··· Source data
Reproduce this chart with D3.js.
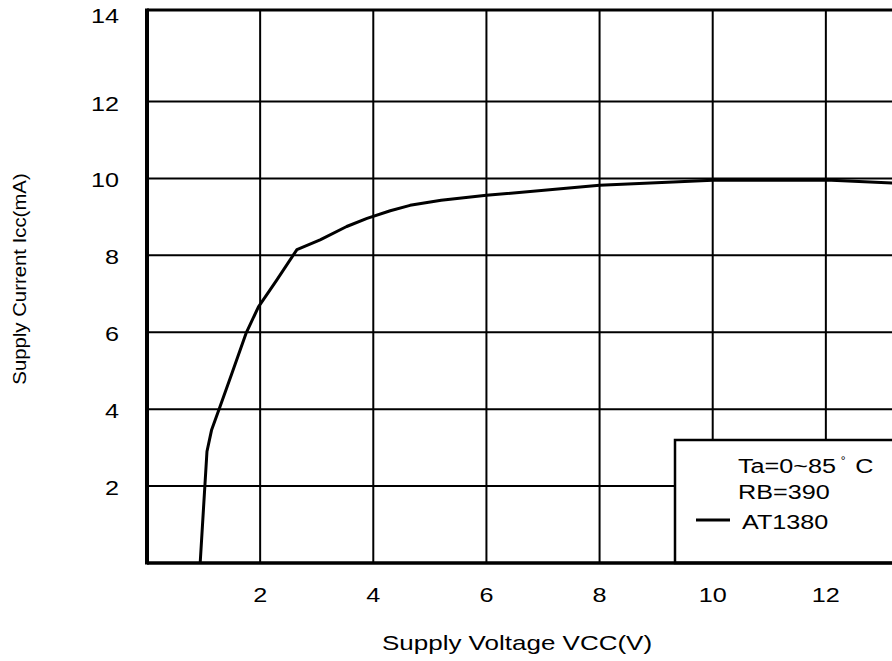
<!DOCTYPE html>
<html>
<head>
<meta charset="utf-8">
<script src="https://cdn.jsdelivr.net/npm/d3@7"></script>
<style>
  body { margin: 0; background: #fff; }
  text { font-family: Arial, "Liberation Sans", sans-serif; fill: #000; }
</style>
</head>
<body>
<script>
// values (AT1380, Ta=0~85 C, RB=390)
var voltage = [0.94, 1.06, 1.14, 1.29, 1.5, 1.75, 1.97, 2.29, 2.65, 3.06, 3.53, 3.89, 4.3, 4.65, 5.2, 6.0, 8.0, 10.0, 12.0, 13.2, 14.0];
var current = [0, 2.9, 3.45, 4.06, 4.93, 5.97, 6.66, 7.35, 8.15, 8.4, 8.75, 8.96, 9.16, 9.3, 9.43, 9.56, 9.82, 9.95, 9.96, 9.88, 9.82];
var xTicks = [2, 4, 6, 8, 10, 12];
var yTicks = [2, 4, 6, 8, 10, 12, 14];
var legendLines = ["Ta=0~85", "RB=390"];
var seriesName = "AT1380";

var svg = d3.select("body")
  .append("svg")
    .attr("width", 892)
    .attr("height", 661);

// the plot runs past the right edge of the picture, like the scan it comes from
var x = d3.scaleLinear().domain([0, 14]).range([147, 939]);
var y = d3.scaleLinear().domain([0, 14]).range([563, 24.6]);
var plotTop = 10;
var stretch = 1.2; // the source lettering is wider than Arial

// grid
svg.append("g")
  .selectAll("line")
    .data(xTicks)
  .enter().append("line")
    .attr("x1", function(d) { return x(d); })
    .attr("x2", function(d) { return x(d); })
    .attr("y1", plotTop)
    .attr("y2", y(0))
    .attr("stroke", "#000")
    .attr("stroke-width", 2);

svg.append("g")
  .selectAll("line")
    .data(yTicks.filter(function(d) { return d < 14; }))
  .enter().append("line")
    .attr("x1", x(0))
    .attr("x2", x(14))
    .attr("y1", function(d) { return y(d); })
    .attr("y2", function(d) { return y(d); })
    .attr("stroke", "#000")
    .attr("stroke-width", 2);

// frame
svg.append("line")
  .attr("x1", x(0)).attr("x2", x(14))
  .attr("y1", plotTop).attr("y2", plotTop)
  .attr("stroke", "#000").attr("stroke-width", 3);
svg.append("line")
  .attr("x1", x(0)).attr("x2", x(0))
  .attr("y1", plotTop - 1.5).attr("y2", y(0) + 1.5)
  .attr("stroke", "#000").attr("stroke-width", 4);

// legend box (drawn before the axis line so the axis sits on top)
svg.append("rect")
  .attr("x", 675)
  .attr("y", 440)
  .attr("width", 300)
  .attr("height", y(0) - 440)
  .attr("fill", "#fff")
  .attr("stroke", "#000")
  .attr("stroke-width", 2.5);

svg.append("line")
  .attr("x1", x(0)).attr("x2", x(14))
  .attr("y1", y(0)).attr("y2", y(0))
  .attr("stroke", "#000").attr("stroke-width", 3.5);

// curve
var pts = voltage.map(function(v, i) { return [v, current[i]]; });
var line = d3.line()
  .x(function(d) { return x(d[0]); })
  .y(function(d) { return y(d[1]); });

svg.append("path")
  .datum(pts)
  .attr("d", line)
  .attr("fill", "none")
  .attr("stroke", "#000")
  .attr("stroke-width", 3)
  .attr("stroke-linejoin", "round");

// tick labels
svg.append("g")
  .selectAll("text")
    .data(xTicks)
  .enter().append("text")
    .attr("transform", function(d) { return "translate(" + x(d) + ",601.5) scale(" + stretch + ",1)"; })
    .attr("text-anchor", "middle")
    .style("font-size", "21px")
    .text(function(d) { return d; });

svg.append("g")
  .selectAll("text")
    .data(yTicks)
  .enter().append("text")
    .attr("transform", function(d) {
      // the top label sits on the frame line, not on y(14)
      var by = d === 14 ? plotTop + 13 : y(d) + 9;
      return "translate(119," + by + ") scale(" + stretch + ",1)";
    })
    .attr("text-anchor", "end")
    .style("font-size", "21px")
    .text(function(d) { return d; });

// axis titles
svg.append("text")
  .attr("transform", "translate(517,650) scale(1.3,1)")
  .attr("text-anchor", "middle")
  .style("font-size", "20px")
  .text("Supply Voltage VCC(V)");

svg.append("text")
  .attr("transform", "translate(26,279) rotate(-90) scale(1.1,1)")
  .attr("text-anchor", "middle")
  .style("font-size", "18.5px")
  .text("Supply Current Icc(mA)");

// legend text
var t1 = svg.append("text")
  .attr("transform", "translate(738,473) scale(" + stretch + ",1)")
  .style("font-size", "21px");
t1.append("tspan").text(legendLines[0]);
t1.append("tspan").attr("dx", 4).attr("dy", -9).style("font-size", "10px").text("\u00b0");
t1.append("tspan").attr("dx", 8).attr("dy", 9).text("C");

svg.append("text")
  .attr("transform", "translate(738,499) scale(" + stretch + ",1)")
  .style("font-size", "21px")
  .text(legendLines[1]);

svg.append("line")
  .attr("x1", 696).attr("x2", 730)
  .attr("y1", 520).attr("y2", 520)
  .attr("stroke", "#000").attr("stroke-width", 3);

svg.append("text")
  .attr("transform", "translate(742,529) scale(" + stretch + ",1)")
  .style("font-size", "21px")
  .text(seriesName);
</script>
</body>
</html>
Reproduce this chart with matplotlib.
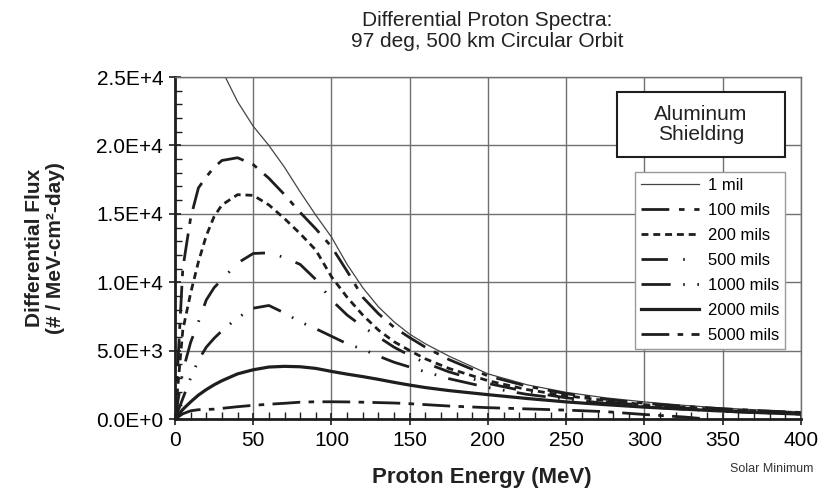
import matplotlib
matplotlib.use("Agg")
import matplotlib.pyplot as plt
from matplotlib.patches import Rectangle
from matplotlib.ticker import FuncFormatter, MultipleLocator

plt.rcParams["font.family"] = ["Liberation Sans", "DejaVu Sans"]
plt.rcParams["lines.scale_dashes"] = False

# energies (MeV) shared by the shielded curves
energy = [0, 5, 10, 15, 20, 25, 30, 40, 50, 60, 70, 80, 90, 100, 110, 120, 130,
          140, 150, 160, 175, 200, 225, 250, 275, 300, 325, 350, 375, 400]

energy_1mil = [20, 25, 30, 40, 50, 60, 70, 80, 90, 100, 110, 120, 130, 140, 150,
               160, 175, 200, 225, 250, 275, 300, 325, 350, 375, 400]
flux_1mil = [31000, 28000, 25500, 23200, 21400, 20000, 18400, 16600, 14900, 13300,
             11300, 9600, 8200, 7100, 6200, 5500, 4600, 3300, 2500, 1950, 1550,
             1250, 1000, 800, 650, 520]

flux_100 = [0, 11000, 14700, 16900, 17700, 18400, 18900, 19100, 18600, 17600, 16400,
            15100, 13900, 12600, 10800, 8900, 7700, 6700, 5950, 5250, 4350, 3150,
            2400, 1850, 1450, 1150, 930, 750, 600, 480]
flux_200 = [0, 6500, 9200, 11500, 13400, 14800, 15650, 16400, 16350, 15650, 14650,
            13550, 12350, 10400, 8900, 7600, 6500, 5650, 5000, 4400, 3700, 2800,
            2150, 1700, 1350, 1050, 850, 680, 550, 440]
flux_500 = [0, 3500, 5600, 7100, 8700, 9600, 10200, 11400, 12100, 12150, 11800,
            11300, 10200, 8700, 7600, 6750, 6000, 5250, 4650, 4100, 3450, 2600,
            2000, 1550, 1250, 1000, 800, 630, 500, 400]
flux_1000 = [0, 1500, 3000, 4300, 5250, 5900, 6450, 7400, 8100, 8300, 7750, 7100,
             6600, 6050, 5500, 5100, 4600, 4150, 3800, 3450, 2950, 2300, 1800, 1450,
             1150, 900, 720, 570, 450, 360]
flux_2000 = [0, 700, 1250, 1750, 2150, 2500, 2800, 3300, 3600, 3800, 3850, 3820, 3700,
             3480, 3280, 3100, 2900, 2680, 2480, 2300, 2080, 1780, 1500, 1250, 1050,
             870, 720, 580, 460, 360]

energy_5000 = [0, 5, 10, 15, 20, 25, 30, 40, 50, 60, 70, 80, 90, 100, 110, 120, 130,
               140, 150, 175, 200, 225, 250, 275, 300, 325, 340]
flux_5000 = [0, 380, 600, 680, 700, 720, 780, 900, 1000, 1080, 1150, 1230, 1260, 1260,
             1250, 1230, 1200, 1170, 1120, 950, 830, 740, 650, 540, 330, 150, 0]

INK = "#1e1e1e"
GRID = "#707070"


def sci_label(v, _pos):
    mant, exp = f"{v:.1E}".split("E")
    return f"{mant}E{int(exp):+d}"


fig = plt.figure(figsize=(8.18, 4.95), dpi=100)
ax = fig.add_axes([0.2139, 0.1535, 0.7653, 0.6909])

ax.plot(energy_1mil, flux_1mil, color="#444444", lw=0.9, label="1 mil")
ax.plot(energy, flux_100, color=INK, lw=2.0, ls=(0, (20, 7, 4, 7)), label="100 mils")
ax.plot(energy, flux_200, color=INK, lw=2.0, ls=(0, (5, 3.5)), label="200 mils")
ax.plot(energy, flux_500, color=INK, lw=2.0, ls=(0, (19, 11, 1.2, 11)), label="500 mils")
ax.plot(energy, flux_1000, color=INK, lw=2.0, ls=(0, (21, 9, 1.2, 9, 1.2, 9)),
        label="1000 mils")
ax.plot(energy, flux_2000, color=INK, lw=2.3, label="2000 mils")
ax.plot(energy_5000, flux_5000, color=INK, lw=2.0, ls=(0, (20, 6, 4, 6)),
        label="5000 mils")

ax.set_xlim(0, 400)
ax.set_ylim(0, 25000)
ax.xaxis.set_major_locator(MultipleLocator(50))
ax.xaxis.set_minor_locator(MultipleLocator(10))
ax.yaxis.set_major_locator(MultipleLocator(5000))
ax.yaxis.set_minor_locator(MultipleLocator(1000))
ax.yaxis.set_major_formatter(FuncFormatter(sci_label))
ax.grid(True, which="major", color=GRID, lw=1.0)
ax.set_axisbelow(True)

ax.tick_params(which="major", direction="inout", length=9, width=1.2,
               labelsize=15, color=INK)
ax.tick_params(which="minor", direction="in", length=5, width=1.0, color=INK)
ax.tick_params(axis="x", pad=4)
ax.tick_params(axis="y", pad=4)
for side in ("left", "bottom"):
    ax.spines[side].set_linewidth(2.0)
    ax.spines[side].set_color(INK)
for side in ("top", "right"):
    ax.spines[side].set_linewidth(1.0)
    ax.spines[side].set_color(GRID)

leg = ax.legend(loc="upper right", bbox_to_anchor=(0.974, 0.722), borderaxespad=0,
                fontsize=12, handlelength=3.5, handletextpad=0.5, labelspacing=0.6,
                borderpad=0.35, fancybox=False, framealpha=1.0)
leg.get_frame().set_edgecolor("#999999")
leg.get_frame().set_linewidth(1.0)

ax.add_patch(Rectangle((0.706, 0.766), 0.268, 0.19, transform=ax.transAxes,
                       facecolor="white", edgecolor=INK, lw=1.5, zorder=5))
ax.text(0.84, 0.861, "Aluminum\nShielding", transform=ax.transAxes, ha="center",
        va="center", fontsize=15, linespacing=1.1, color="#222222", zorder=6)

fig.text(487 / 818, 1 - 31 / 495, "Differential Proton Spectra:\n97 deg, 500 km Circular Orbit",
         ha="center", va="center", fontsize=15, linespacing=1.15, color="#222222")
fig.text(45 / 818, 1 - 248 / 495, "Differential Flux\n(# / MeV-cm²-day)", rotation=90,
         ha="center", va="center", fontsize=15, fontweight="bold", linespacing=1.1,
         color="#222222")
fig.text(482 / 818, 1 - 477 / 495, "Proton Energy (MeV)", ha="center", va="center",
         fontsize=16, fontweight="bold", color="#222222")
fig.text(772 / 818, 1 - 469 / 495, "Solar Minimum", ha="center", va="center",
         fontsize=9, color="#333333")

fig.savefig("out.png", dpi=100)
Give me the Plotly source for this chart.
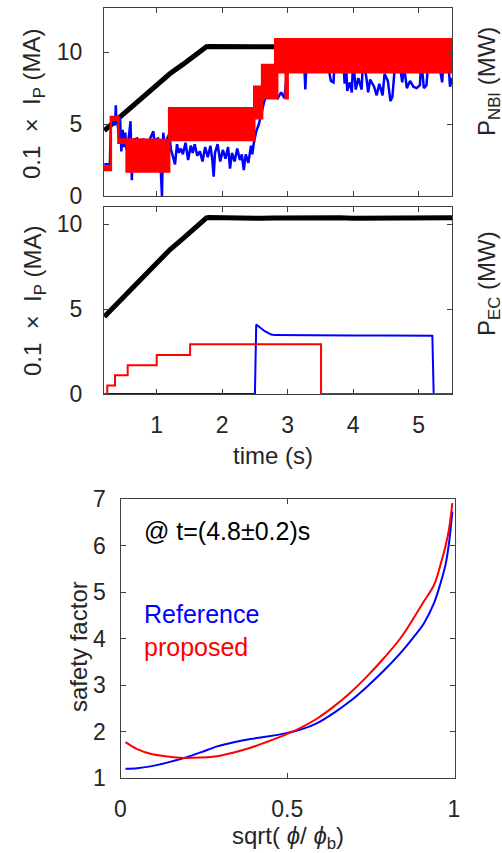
import plotly.graph_objects as go

W, H = 502, 853

# ---------------- data ----------------
# plasma current (0.1 x Ip in MA), shared by both time panels
ip_t = [0.2, 0.4, 0.6, 0.8, 1.0, 1.2, 1.4, 1.6, 1.76, 1.8, 2.0, 2.2, 2.4, 2.6, 2.8, 3.0,
        3.2, 3.4, 3.6, 3.8, 4.0, 4.2, 4.4, 4.6, 4.8, 5.0, 5.2, 5.4, 5.51]
ip_v = [4.55, 5.35, 6.15, 6.9, 7.8, 8.5, 9.15, 9.8, 10.38, 10.4, 10.38, 10.35, 10.33, 10.35,
        10.37, 10.38, 10.36, 10.38, 10.42, 10.38, 10.36, 10.37, 10.35, 10.36, 10.37, 10.36,
        10.40, 10.42, 10.38]

# NBI power, reference (blue)
nbi_ref_t = [0.20, 0.285, 0.30, 0.34, 0.365, 0.375, 0.385, 0.40, 0.42, 0.44, 0.46, 0.48, 0.50,
             0.52, 0.54, 0.57, 0.60, 0.61, 0.62, 0.64, 0.70, 0.75, 0.80, 0.85, 0.90, 0.95, 0.96,
             1.02, 1.06, 1.08, 1.10, 1.13, 1.16, 1.19, 1.22, 1.25, 1.28, 1.31, 1.34, 1.37, 1.40,
             1.44, 1.48, 1.52, 1.55, 1.58, 1.62, 1.66, 1.70, 1.74, 1.78, 1.82, 1.85, 1.87, 1.89,
             1.93, 1.97, 2.01, 2.05, 2.09, 2.12, 2.15, 2.19, 2.23, 2.27, 2.30, 2.33, 2.36, 2.40,
             2.44, 2.46, 2.48, 2.52, 2.56, 2.59, 2.62, 2.66, 2.72, 2.78, 2.81, 2.85, 2.90, 2.95,
             3.00, 3.05, 3.25, 3.27, 3.29, 3.60, 3.66, 3.70, 3.72, 3.85, 3.87, 3.89, 3.91, 3.95,
             3.98, 4.00, 4.04, 4.08, 4.13, 4.15, 4.20, 4.23, 4.26, 4.32, 4.36, 4.40, 4.45, 4.48,
             4.53, 4.57, 4.60, 4.63, 4.70, 4.75, 4.78, 4.82, 4.87, 4.92, 4.97, 5.02, 5.04, 5.08,
             5.12, 5.15, 5.30, 5.36, 5.38, 5.45, 5.48, 5.51]
nbi_ref_v = [2.2, 2.2, 4.9, 5.3, 4.9, 6.3, 5.0, 5.4, 4.0, 5.5, 3.1, 4.6, 3.4,
             4.4, 3.2, 3.9, 5.2, 2.0, 1.1, 3.9, 4.0, 3.0, 4.0, 2.5, 4.0, 4.5, 3.9,
             4.0, 2.0, 0.0, 4.4, 3.0, 4.0, 4.3, 3.2, 2.7, 2.2, 3.6, 3.0, 3.3, 2.9,
             3.7, 2.5, 3.5, 3.0, 3.6, 2.8, 3.1, 2.4, 3.4, 2.7, 3.5, 2.5, 1.35, 3.0,
             3.6, 2.4, 3.2, 2.6, 3.4, 1.9, 3.0, 2.4, 3.3, 2.5, 2.9, 1.8, 2.9, 2.3,
             3.5, 2.9, 3.6, 4.5, 5.0, 5.6, 6.3, 6.9, 7.0, 6.9, 7.0, 6.8, 7.2, 6.8,
             9.0, 9.5, 9.5, 7.4, 9.5, 9.5, 8.0, 7.9, 9.5, 9.5, 7.8, 9.5, 7.3, 7.9,
             7.2, 9.5, 7.4, 8.2, 7.4, 9.5, 8.3, 7.2, 8.1, 7.6, 7.0, 7.8, 7.0, 8.5,
             8.0, 6.6, 6.9, 8.6, 9.5, 7.9, 9.0, 7.5, 8.0, 7.6, 7.5, 7.7, 9.5, 7.5,
             7.7, 9.5, 9.5, 7.9, 9.5, 9.5, 7.6, 8.2]

# NBI power, proposed (red): fast modulation between a low and a high level
nbi_prop_edges = [0.195, 0.30, 0.415, 0.54, 1.19, 2.49, 2.61, 2.81, 2.84, 2.97, 3.00, 5.51]
nbi_prop_low = [1.8, 5.3, 3.7, 1.7, 3.9, 5.4, 6.8, 6.8, 8.6, 6.8, 8.6]
nbi_prop_high = [2.05, 5.5, 3.95, 3.9, 6.1, 7.6, 9.1, 10.9, 10.9, 10.9, 10.9]

# EC power
ec_ref_t = [0.2, 2.50, 2.52, 2.55, 2.60, 2.65, 2.70, 2.75, 2.80, 3.0, 3.5, 4.0, 4.5, 5.0, 5.21, 5.23, 5.51]
ec_ref_v = [0, 0, 4.1, 4.0, 3.85, 3.7, 3.6, 3.5, 3.47, 3.46, 3.47, 3.45, 3.45, 3.45, 3.44, 0, 0]
ec_prop_t = [0.2, 0.245, 0.363, 0.557, 1.0, 1.51, 3.51, 5.51]
ec_prop_v = [0, 0.5, 1.1, 1.7, 2.3, 2.93, 0, 0]

# safety factor profiles
rho = [0.015, 0.05, 0.09, 0.14, 0.19, 0.24, 0.29, 0.34, 0.39, 0.44, 0.50, 0.54, 0.59, 0.64, 0.69,
       0.74, 0.79, 0.84, 0.88, 0.91, 0.94, 0.96, 0.975, 0.985, 0.995]
q_ref = [1.2, 1.21, 1.25, 1.33, 1.43, 1.55, 1.68, 1.77, 1.84, 1.89, 1.97, 2.04, 2.18, 2.4, 2.66,
         2.97, 3.31, 3.69, 4.04, 4.33, 4.76, 5.2, 5.6, 6.05, 6.73]
q_prop = [1.77, 1.62, 1.52, 1.46, 1.43, 1.44, 1.47, 1.55, 1.65, 1.78, 1.95, 2.08, 2.28, 2.54, 2.84,
          3.19, 3.58, 4.01, 4.45, 4.8, 5.15, 5.6, 6.0, 6.35, 6.91]

# ---------------- figure ----------------
BLUE, RED, BLACK = "#0000FF", "#FF0000", "#000000"
AX = "#404040"
TXT = "#262626"
FONT = "Liberation Sans, Arial, Helvetica, sans-serif"

def px_x(p):
    return p / W

def px_y(p):
    return 1 - p / H

fig = go.Figure()

# top panel
fig.add_trace(go.Scatter(x=ip_t, y=ip_v, mode="lines", line=dict(color=BLACK, width=5),
                         xaxis="x", yaxis="y", showlegend=False))
fig.add_trace(go.Scatter(x=nbi_ref_t, y=nbi_ref_v, mode="lines", line=dict(color=BLUE, width=2.5),
                         xaxis="x", yaxis="y", showlegend=False))
px_, py_ = [], []
for i in range(len(nbi_prop_low)):
    px_ += [nbi_prop_edges[i], nbi_prop_edges[i + 1]]
    py_ += [nbi_prop_high[i], nbi_prop_high[i]]
for i in reversed(range(len(nbi_prop_low))):
    px_ += [nbi_prop_edges[i + 1], nbi_prop_edges[i]]
    py_ += [nbi_prop_low[i], nbi_prop_low[i]]
fig.add_trace(go.Scatter(x=px_, y=py_, mode="lines", fill="toself", fillcolor=RED,
                         line=dict(color=RED, width=2.5), xaxis="x", yaxis="y", showlegend=False))

# middle panel
fig.add_trace(go.Scatter(x=ip_t, y=ip_v, mode="lines", line=dict(color=BLACK, width=5),
                         xaxis="x2", yaxis="y2", showlegend=False))
fig.add_trace(go.Scatter(x=ec_ref_t, y=ec_ref_v, mode="lines", line=dict(color=BLUE, width=2),
                         xaxis="x2", yaxis="y2", showlegend=False))
fig.add_trace(go.Scatter(x=ec_prop_t, y=ec_prop_v, mode="lines", line=dict(color=RED, width=2, shape="hv"),
                         xaxis="x2", yaxis="y2", showlegend=False))

# bottom panel
fig.add_trace(go.Scatter(x=rho, y=q_ref, mode="lines", line=dict(color=BLUE, width=2, shape="spline"),
                         xaxis="x3", yaxis="y3", showlegend=False))
fig.add_trace(go.Scatter(x=rho, y=q_prop, mode="lines", line=dict(color=RED, width=2, shape="spline"),
                         xaxis="x3", yaxis="y3", showlegend=False))

common = dict(showline=True, linecolor=AX, linewidth=1, mirror="ticks", ticks="inside",
              ticklen=5, tickcolor=AX, showgrid=False, zeroline=False, automargin=False,
              tickfont=dict(family=FONT, size=23, color=TXT))

fig.update_layout(
    width=W, height=H, margin=dict(l=0, r=0, t=0, b=0, pad=0, autoexpand=False),
    paper_bgcolor="white", plot_bgcolor="white",
    xaxis=dict(domain=[px_x(104), px_x(452)], range=[0.195, 5.51], tickvals=[1, 2, 3, 4, 5],
               showticklabels=False, anchor="y", **common),
    yaxis=dict(domain=[px_y(196), px_y(8)], range=[0, 13.07], tickvals=[0, 5, 10],
               anchor="x", ticklabelstandoff=16, **common),
    xaxis2=dict(domain=[px_x(104), px_x(452)], range=[0.195, 5.51], tickvals=[1, 2, 3, 4, 5],
                anchor="y2", ticklabelstandoff=10, **common),
    yaxis2=dict(domain=[px_y(394), px_y(207)], range=[0, 11.02], tickvals=[0, 5, 10],
                anchor="x2", ticklabelstandoff=16, **common),
    xaxis3=dict(domain=[px_x(120.5), px_x(455)], range=[0, 1.003], tickvals=[0, 0.5, 1],
                ticktext=["0", "0.5", "1"], anchor="y3", ticklabelstandoff=10, **common),
    yaxis3=dict(domain=[px_y(778), px_y(499)], range=[1, 7], tickvals=[1, 2, 3, 4, 5, 6, 7],
                anchor="x3", ticklabelstandoff=9, **common),
)

def ann(text, x, y, size=24, color=TXT, angle=0, xanchor="center", yanchor="middle"):
    fig.add_annotation(text=text, x=px_x(x), y=px_y(y), xref="paper", yref="paper",
                       showarrow=False, textangle=angle, xanchor=xanchor, yanchor=yanchor,
                       font=dict(family=FONT, size=size, color=color))

NB = "\u00a0"
ip_label = "0.1" + NB + " ×" + NB + " I<sub>P</sub> (MA)"
ann(ip_label, 34, 104, angle=-90)
ann(ip_label, 34, 301, angle=-90)
ann("P<sub>NBI</sub> (MW)", 488, 82, angle=-90)
ann("P<sub>EC</sub> (MW)", 488, 284, angle=-90)
ann("time (s)", 273, 455)
ann("safety factor", 78, 647, angle=-90)
ann("sqrt( <i>ϕ</i>/ <i>ϕ</i><sub>b</sub>)", 288, 837)
ann("@ t=(4.8±0.2)s", 142, 531, size=25, color=BLACK, xanchor="left")
ann("Reference", 142, 614, size=25, color=BLUE, xanchor="left")
ann("proposed", 142, 647, size=25, color=RED, xanchor="left")

fig.write_html("out.html", config={"displayModeBar": False},
               post_script="document.body.style.margin='0';document.body.style.overflow='hidden';")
······
(Exercise objective)
Identify all lines where the word "chart" shows up. Copy them.

(The output)
Reproduce this chart with D3.js.
Reproduce this chart with matplotlib.
Give me the Plotly source for this chart.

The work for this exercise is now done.